Developments in Europe will also be critically important throughout this process. A considerable portion of Europe’s trade and financial settlements is conducted through the eurodollar system. These are not dollars issued by the Federal Reserve, but rather dollar-denominated credit created by European private banks through lending activity. Based on oil revenues flowing in from the Gulf states and amplified through interbank transactions and derivatives, this offshore dollar credit structure has expanded enormously.
.
During the Lehman crisis, banks began doubting one another’s solvency and abruptly froze credit in eurodollar. As a result, Europe experienced a severe shortage of dollar funding, creating major bottlenecks in international settlements. The European Central Bank overcame the crisis by obtaining dollars through currency swap lines with the Federal Reserve and supplying those dollars to private banks.
.
This time as well, a shortage of dollars overseas and disruptions in settlement systems could easily occur. However, permanent swap-line networks with the Federal Reserve are already in place, so dollar liquidity would likely be supplied more quickly than in 2008.
.
On the other hand, this time distrust may spread not only toward banks, but toward U.S. fiscal sustainability and even U.S. Treasury securities themselves.
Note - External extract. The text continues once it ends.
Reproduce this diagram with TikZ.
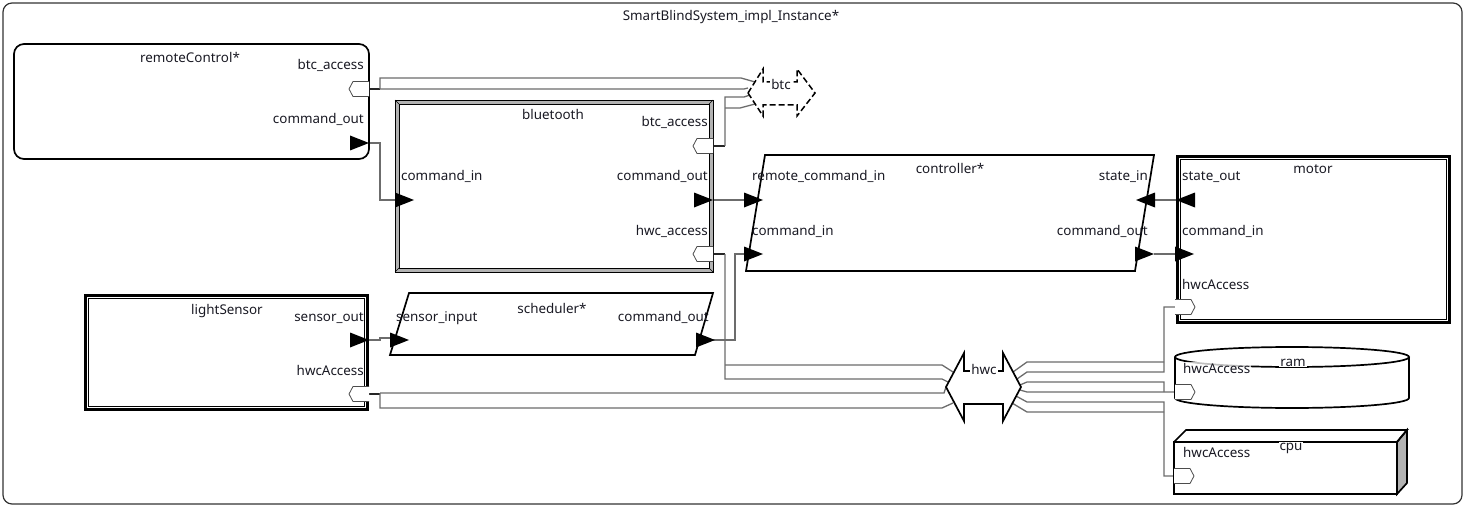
\documentclass[tikz,border=0pt]{standalone}
\usepackage{fontspec}
\setmainfont{Noto Sans}
\definecolor{linkgray}{RGB}{108,108,108}
\definecolor{labeltext}{RGB}{25,25,35}
\tikzset{
	compbox/.style={draw,line width=1.7pt},
	link/.style={draw=linkgray,line width=1.3pt},
	stub/.style={draw=black!85,line width=1.3pt},
	lbl/.style={inner sep=0pt,text=labeltext,font=\fontsize{13.4}{15}\selectfont},
	dport/.pic={\fill(-19,-7.5)--(0,0)--(-19,7.5)--cycle;},
	aport/.pic={\draw[fill=white,draw=black!70,line width=.8pt](0,-7.5)--(-16,-7.5)--(-20,0)--(-16,7.5)--(0,7.5);},
}
\begin{document}
\begin{tikzpicture}[x=1pt,y=-1pt,every node/.style={lbl}]
		\useasboundingbox(0,0)rectangle(1465,508);
		\draw[line width=1.2pt,draw=black!80,rounded corners=9pt](3,3)rectangle(1462,504);
		\node[anchor=base](sysName)at(731,21){SmartBlindSystem\_impl\_Instance*};
		\coordinate(rcBtc)at(369,89);
		\coordinate(rcCmd)at(369,143);
		\coordinate(btBtc)at(713,146);
		\coordinate(btCmdIn)at(396,200);
		\coordinate(btCmdOut)at(713,200);
		\coordinate(btHwc)at(713,254);
		\coordinate(ctRemIn)at(746,200);
		\coordinate(ctCmdIn)at(746,254);
		\coordinate(ctStateIn)at(1154,200);
		\coordinate(ctCmdOut)at(1154,254);
		\coordinate(moStateOut)at(1176,200);
		\coordinate(moCmdIn)at(1176,254);
		\coordinate(moHwc)at(1175,307);
		\coordinate(lsOut)at(369,340);
		\coordinate(lsHwc)at(369,394);
		\coordinate(scIn)at(390,340);
		\coordinate(scOut)at(713,340);
		\coordinate(raHwc)at(1175,392);
		\coordinate(cpHwc)at(1174,476);
		\coordinate(btcL)at(748,93);
		\coordinate(hwcL)at(946,387);
		\coordinate(hwcR)at(1021,387);
		\draw[stub](rcBtc)--(380,89);
		\draw[link](380,89)--(380,78)--(741,78)--(755,82);
		\draw[link](380,89)--(744,89)--(btcL|-0,88);
		\draw[stub](btBtc)--(725,146);
		\draw[link](725,146)--(725,97)--(744,97)--(750,95);
		\draw[link](725,108)--(740,108)--(755,104);
		\draw[link](rcCmd)--(380,143)--(380,200)--(btCmdIn);
		\draw[link](btCmdOut)--(ctRemIn);
		\draw[stub](btHwc)--(725,254);
		\draw[link](725,254)--(725,379)--(942,379)--(948,382);
		\draw[link](725,365)--(942,365)--(953,372);
		\draw[link](scOut)--(735,340)--(735,254)--(ctCmdIn);
		\draw[link](lsOut)--(380,340)--(380,338)--(scIn|-0,338);
		\draw[stub](lsHwc)--(380,394);
		\draw[link](380,393)--(944,393)--(hwcL);
		\draw[link](380,393)--(380,408)--(942,408)--(953,403);
		\draw[link](ctStateIn)--(moStateOut);
		\draw[link](ctCmdOut)--(moCmdIn);
		\draw[link](1013,372)--(1027,362)--(1164,362);
		\draw[link](1017,379)--(1027,372)--(1164,372)--(1164,307)--(moHwc);
		\draw[link](1020,385)--(1027,382)--(1164,382)--(1164,392);
		\draw[link](1020,390)--(1027,392)--(raHwc);
		\draw[link](1016,396)--(1027,402)--(1164,402)--(1164,476)--(cpHwc);
		\draw[link](1012,403)--(1027,412)--(1164,412);
		\draw[compbox,rounded corners=10pt](14,44)rectangle(369,159);
		\node[anchor=base](rcName)at(190,63){remoteControl*};
		\node[anchor=base east](rcBtcL)at(364,70){btc\_access};
		\node[anchor=base east](rcCmdL)at(364,124){command\_out};
		\fill[gray!60](395,100)rectangle(713,272);
		\draw[line width=.9pt](395,100)rectangle(713,272);
		\draw[fill=white,line width=.9pt](399,104)rectangle(709,268);
		\foreach\a/\b/\c/\d in{395/100/399/104,713/100/709/104,713/272/709/268,395/272/399/268}{\draw[line width=.5pt](\a,\b)--(\c,\d);}
		\node[anchor=base](btName)at(553,120){bluetooth};
		\node[anchor=base east](btBtcL)at(708,127){btc\_access};
		\node[anchor=base east](btCmdOutL)at(708,181){command\_out};
		\node[anchor=base east](btHwcL)at(708,235){hwc\_access};
		\node[anchor=base west](btCmdInL)at(401,181){command\_in};
		\draw[compbox](765,155)--(1154,155)--(1135,271)--(746,271)--cycle;
		\node[anchor=base](ctName)at(950,174){controller*};
		\node[anchor=base west](ctRemInL)at(752,181){remote\_command\_in};
		\node[anchor=base west](ctCmdInL)at(752,235){command\_in};
		\node[anchor=base east](ctStateInL)at(1148,181){state\_in};
		\node[anchor=base east](ctCmdOutL)at(1148,235){command\_out};
		\foreach\a/\b/\c/\d in{84/294/369/411,1176/155/1451/324}{
			\draw[line width=2.5pt](\a+1.3,\b+1.3)rectangle(\c-1.3,\d-1.3);
			\draw[line width=.8pt](\a+4.5,\b+4.5)rectangle(\c-4.5,\d-4.5);}
		\node[anchor=base](moName)at(1313,174){motor};
		\node[anchor=base west](moStateOutL)at(1182,181){state\_out};
		\node[anchor=base west](moCmdInL)at(1182,235){command\_in};
		\node[anchor=base west](moHwcL)at(1182,289){hwcAccess};
		\node[anchor=base](lsName)at(227,314){lightSensor};
		\node[anchor=base east](lsOutL)at(364,321){sensor\_out};
		\node[anchor=base east](lsHwcL)at(364,375){hwcAccess};
		\draw[compbox](409,293)--(713,293)--(695,355)--(390,355)--cycle;
		\node[anchor=base](scName)at(552,313){scheduler*};
		\node[anchor=base west](scInL)at(396,321){sensor\_input};
		\node[anchor=base east](scOutL)at(709,321){command\_out};
		\draw[compbox](1292,357)ellipse(117 and 10);
		\draw[compbox](1175,357)--(1175,398)arc(180:0:117 and 10)--(1409,357);
		\node[anchor=base west,fill=white,fill opacity=.75,text opacity=1,inner sep=1pt](raHwcL)at(1182,373){hwcAccess};
		\node[anchor=base,fill=white,inner sep=1pt](raName)at(1293,366){ram};
		\draw[compbox,fill=gray!60](1397,442)--(1407,430)--(1407,483)--(1397,494)--cycle;
		\draw[compbox](1174,442)--(1186,430)--(1407,430)--(1397,442);
		\draw[compbox](1174,442)rectangle(1397,494);
		\node[anchor=base west,fill=white,fill opacity=.75,text opacity=1,inner sep=1pt](cpHwcL)at(1182,457){hwcAccess};
		\node[anchor=base,fill=white,inner sep=1pt](cpName)at(1291,450){cpu};
		\draw[dashed,dash pattern=on 6pt off 3pt,line width=1.5pt,fill=white](btcL)--(763,69)--(763,82)--(797,82)--(797,69)--(815,93)--(797,116)--(797,105)--(763,105)--(763,116)--cycle;
		\node[fill=white,inner sep=1pt](btc)at(781,84){btc};
		\draw[line width=1.7pt,fill=white](hwcL)--(964,353)--(964,371)--(1003,371)--(1003,353)--(hwcR)--(1003,421)--(1003,404)--(964,404)--(964,421)--cycle;
		\node[fill=white,inner sep=1pt](hwc)at(984,369){hwc};
		\foreach\x/\y/\r in{369/143/0,414/200/0,713/200/0,763/200/0,763/254/0,1136/200/180,1154/254/0,1176/200/180,1194/254/0,369/340/0,409/340/0,715/340/0}{\pic[rotate=\r]at(\x,\y){dport};}
		\foreach\x/\y/\r in{369/89/0,713/146/0,713/254/0,369/394/0,1175/307/180,1175/392/180,1174/476/180}{\pic[rotate=\r]at(\x,\y){aport};}
		\end{tikzpicture}
\end{document}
That is what makes the current situation more dangerous than 2008.
.
Once distrust becomes dominant, something contrary to conventional wisdom may occur: the dollar could fall even while interest rates rise. In fact, this phenomenon was already visible during the market turmoil of April 2025.
.
If the future decline of petrodollars leads to a contraction of the eurodollar system—or if Trump were to withhold dollar liquidity in an attempt to pressure Europe—the EU and Britain would likely develop alternative mechanisms to compensate for the shrinking eurodollar supply. “Euro-euro” may sound odd, but one possibility would be for Europe to stabilize the euro through swap agreements with institutions such as the Bank of Japan, while rapidly shifting part of the eurodollar system into euro-denominated credit structures.
.
For Japan, all of this could become an ideal opportunity to escape the low-interest-rate trap created during the era of Abenomics. Japan should closely monitor interest-rate developments in Europe and the United States and cultivate both the institutional flexibility and the intellectual flexibility needed to respond quickly.
.
What Japan must avoid is repeating the mistake of the Abenomics years (after 2013)—remaining rigidly committed to monetary easing while the West moved swiftly toward rate hikes, thereby producing an extreme depreciation of the yen from which Japan still struggles to escape today.